Выбрать главу

Палату вел молодой хирург по фамилии Казачков. И фамилия эта соответствовала внешнему облику доктора. Пока его Деборов видел в халате и колпаке, со стетоскопом на груди, молодость Казачкова, тонкость черт его умного худенького и по-мальчишески красивого лица еще не мучила его. Но однажды, еще до гипертонического криза, Деборов увидел Казачкова утром на улице — тонконогий, в коротенькой щегольской курточке, в шапочке с помпончиком, в брючках-дудочках, — он пришел в ужас. С каждым своим визитом к Деборову Казачков все серьезнел и серьезнел, а Деборов, морщась, отворачивая свое лицо к несвежей стене, подчинялся ему, односложно отвечал на обычные вопросы. Наконец появился и Дмитриев. Деборов не мог заставить себя подобреть — личная обида жила в нем на Дмитриева, хотя понимал он, что тот ни о чем не догадывается и, наверное, не должен догадываться. Но обида эта подступала к горлу с такой силой, что когда Дмитриев, пододвинув крашеную больничную табуретку к кровати Деборова, сел, упираясь жесткими сильными коленками в продольный брус кровати, и взял неожиданно мягкими и горячими руками руку Деборова, Деборов заплакал.

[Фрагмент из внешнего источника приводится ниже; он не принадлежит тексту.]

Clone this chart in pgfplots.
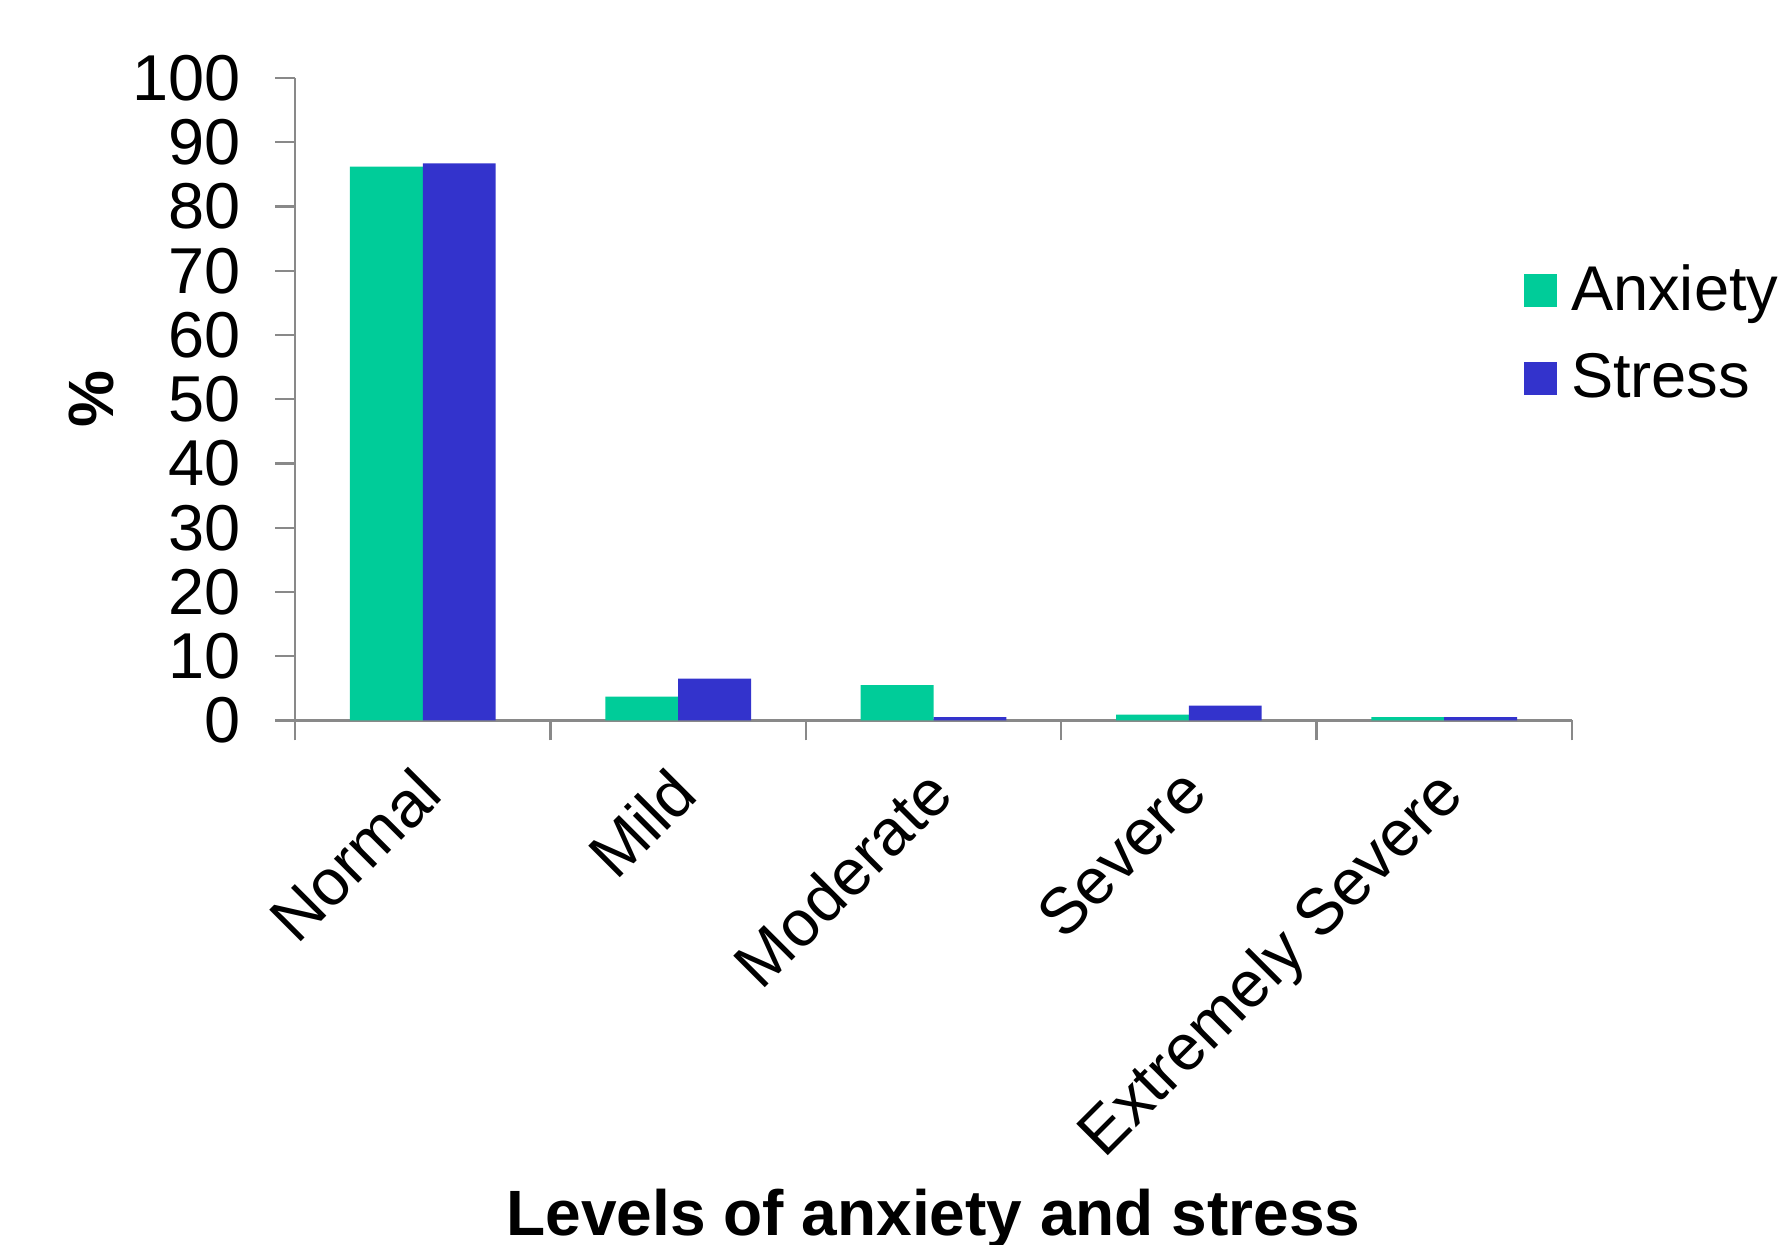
\documentclass[border=0pt]{standalone}
\usepackage{fontspec}
\setmainfont{Liberation Sans}
\usepackage{pgfplots}
\pgfplotsset{compat=1.18}
\usetikzlibrary{calc}
\definecolor{anx}{RGB}{0,204,153}
\definecolor{str}{RGB}{51,51,204}
\definecolor{axgray}{RGB}{137,137,137}
\begin{document}
\begin{tikzpicture}
  \begin{axis}[
    name=ax,
    scale only axis,
    width=319pt, height=160.5pt,
    ybar=0pt, bar width=18.2pt,
    xmin=-0.5, xmax=4.5,
    ymin=0, ymax=100,
    ytick={0,10,...,100},
    xtick={-0.5,0.5,1.5,2.5,3.5,4.5},
    x tick label as interval,
    xticklabels={Normal,Mild,Moderate,Severe,Extremely Severe},
    axis lines*=left,
    axis line style={axgray, line width=0.6pt},
    tick style={axgray, line width=0.6pt},
    tick align=outside,
    major tick length=5pt,
    /pgf/number format/assume math mode=true,
    tick label style={font=\fontsize{16.2}{19}\selectfont},
    yticklabel style={xshift=-5pt},
    xticklabel style={xshift=-2.8pt, yshift=-5.7pt, rotate=45, anchor=north east, inner sep=0pt},
    ylabel={\%},
    ylabel style={font=\bfseries\fontsize{16}{19}\selectfont, at={(axis description cs:0,0.5)}, anchor=center, yshift=51pt},
    xlabel={Levels of anxiety and stress},
    xlabel style={font=\bfseries\fontsize{16}{19}\selectfont, at={(axis description cs:0.5,0)}, anchor=base, yshift=-128.75pt},
    legend style={draw=none, at={(0.962,0.723)}, anchor=north west, inner sep=0pt,
      font=\fontsize{15.8}{19}\selectfont, row sep=5.2pt,
      /tikz/every odd column/.append style={column sep=1.4pt}},
    legend cell align=left,
    legend image code/.code={\fill[#1] (0pt,-4.15pt) rectangle (8.3pt,4.15pt);},
  ]
  \addplot[fill=anx, draw=none] coordinates {(0,86.2) (1,3.7) (2,5.5) (3,0.9) (4,0.5)};
  \addplot[fill=str, draw=none] coordinates {(0,86.7) (1,6.5) (2,0.5) (3,2.3) (4,0.5)};
  \legend{Anxiety,Stress}
  \end{axis}
  \pgfresetboundingbox
  \path[use as bounding box] ($(ax.south west)+(-73.75pt,-131pt)$) rectangle ($(ax.north east)+(52pt,19.5pt)$);
\end{tikzpicture}
\end{document}
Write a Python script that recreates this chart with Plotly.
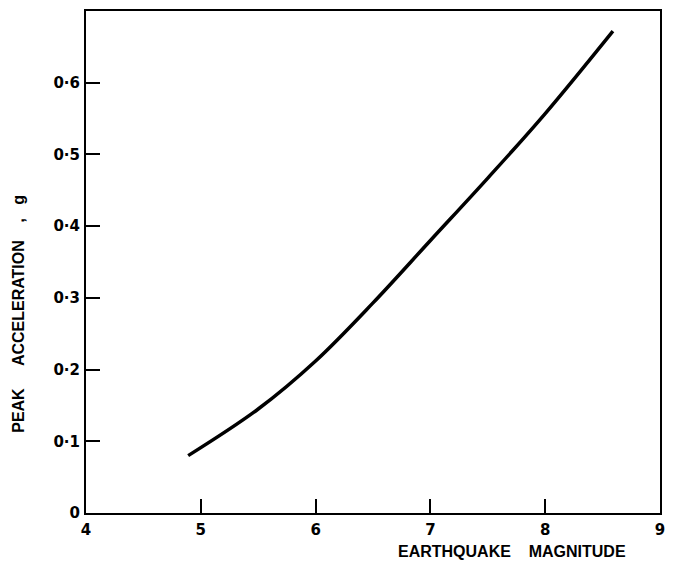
import plotly.graph_objects as go

magnitude = [4.89, 5.5, 6.0, 6.5, 7.0, 7.5, 8.0, 8.59]
peak_acc = [0.080, 0.145, 0.212, 0.293, 0.380, 0.467, 0.557, 0.672]

x_ticks = [4, 5, 6, 7, 8, 9]
x_ticktext = ["4", "5", "6", "7", "8", "9"]
y_ticks = [0, 0.1, 0.2, 0.3, 0.4, 0.5, 0.6]
y_ticktext = ["0", "0·1", "0·2", "0·3", "0·4", "0·5", "0·6"]

TICKFONT = dict(family="DejaVu Sans", size=15, color="black", weight="bold")
TITLEFONT = dict(family="Liberation Sans", size=16, color="black", weight="bold")

# page body has an 8px margin in the browser, so the figure is sized to fit
W, H = 660, 552

fig = go.Figure()
fig.add_trace(go.Scatter(
    x=magnitude, y=peak_acc, mode="lines",
    line=dict(color="black", width=3.5, shape="spline", smoothing=1.0),
    hoverinfo="skip", showlegend=False,
))

axis_common = dict(
    showline=True, linecolor="black", linewidth=2, mirror=True,
    ticks="inside", ticklen=14, tickwidth=2, tickcolor="black",
    showgrid=False, zeroline=False,
    tickfont=TICKFONT,
)

fig.update_xaxes(range=[4, 9], tickvals=x_ticks, ticktext=x_ticktext,
                 ticklabelstandoff=2, **axis_common)
fig.update_yaxes(range=[0, 0.7], tickvals=y_ticks, ticktext=y_ticktext,
                 ticklabelstandoff=1, **axis_common)

L, R, T, B = 78, 8, 1, 47
pw, ph = W - L - R, H - T - B

def px_to_paper(xp, yp):
    return (xp - L) / pw, (H - B - yp) / ph

tx, ty = px_to_paper(503.5, 544)
fig.add_annotation(
    text="EARTHQUAKE&nbsp;&nbsp;&nbsp;&nbsp;MAGNITUDE",
    xref="paper", yref="paper", x=tx, y=ty, xanchor="center", yanchor="middle",
    showarrow=False, font=TITLEFONT, borderpad=0,
)
yx, yy = px_to_paper(11, 305)
fig.add_annotation(
    text="PEAK&nbsp;&nbsp;&nbsp;&nbsp;&nbsp;ACCELERATION&nbsp;&nbsp;&nbsp;&nbsp;,&nbsp;&nbsp;&nbsp;g",
    xref="paper", yref="paper", x=yx, y=yy, xanchor="center", yanchor="middle",
    textangle=-90, showarrow=False, font=TITLEFONT, borderpad=0,
)

fig.update_layout(
    width=W, height=H,
    margin=dict(l=L, r=R, t=T, b=B),
    paper_bgcolor="white", plot_bgcolor="white",
)

fig.write_html("out.html")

Он отвернулся к стене как всегда, он давил в себе этот плач, стискивал губы, но у него ничего не выходило.

Дмитриев не произнес ни слова. Деборов плакал. И пока он плакал, Дмитриев все еще держал его руку, хотя в этом никакой нужды уже не было. И все же он сказал:

— Ну, что это вы… Ну, ради бога!

Он в таких случаях говорил «голубчик, не стоит», объяснял или притворялся, что объясняет нестрашную истину. А тут он ничего более не добавил. Он подумал про себя, что нужно оперировать и оттягивать операцию нельзя. Деборов не только не набрался сил — после крови и плазмы, после всего, что ему влили, а, наоборот, терял ее, эту свою силу. И Дмитриев, как ему показалось, понял, что происходит здесь с этим человеком.

— Я уберу это у вас, успокойтесь, — сказал Дмитриев. — Я убрал бы все это раньше, но нам, — он сказал не мне, а нам, — хотелось укрепить вас. — И он улыбнулся ему — Деборову, хотя вовсе не собирался этого делать.

— Когда? — отрывисто и сухо спросил Деборов.

— Ну, допустим, послезавтра, — ответил Дмитриев. — Можно было бы и завтра, но вам нужно успокоиться. Вот возьмите и настройтесь.

— Хорошо, — ответил Деборов. — Чем скорее…

Это была пуля. Дмитриеву пришлось повозиться, выделяя новообразование — в трудном месте оно возникло. Санитарочка, когда он, отделив часть препарата ни гистологию, бросил остальное в тазик, хотела убрать этот тазик, Дмитриев сказал:

— Не трогайте, для коллекции сохраним. Вы же знаете нашу коллекцию?

Коллекцию здесь знали — более сотни самых неожиданных предметов понадоставали за те шесть лет, что существовала эта клиника. И Дмитриев держал все это в коробках из-под лекарств у себя в профессорском кабинете в шкафу. Там были осколки снарядов и мин, были камни и монеты, были обломки лезвий и дробины, были пыжи и вилка, там был и обломок бычиного рога — боднул как-то чуть не насквозь своего скотника бычище.

Выходил после операции Деборов неожиданно четко и твердо. Дмитриев ожидал, что тот будет капризничать, киснуть, что его надо будет поворачивать, чтобы не возникло застойных очагов в легких и т. д., что бывает в том случае, если человек после операции малоактивен. Деборов прекрасно ел, возился, кряхтел и посапывал, словно проверяя, не осталось ли той старой грозной боли в его груди. Боль была. Но она была какая-то радостная, снаружи, болели швы, болели пересеченные ребра, но они заживали с каждым часом, и Дмитриев отменил сначала промедол, потом и другие анальгетики. На шестой день Деборов пошел. Дмитриев стремительно летел по клиническому коридору, к главному врачу — ругаться. И чуть не сшиб Деборова. Тот, перекошенный, с дренажной банкой в кармане пижамы, брел в курилку.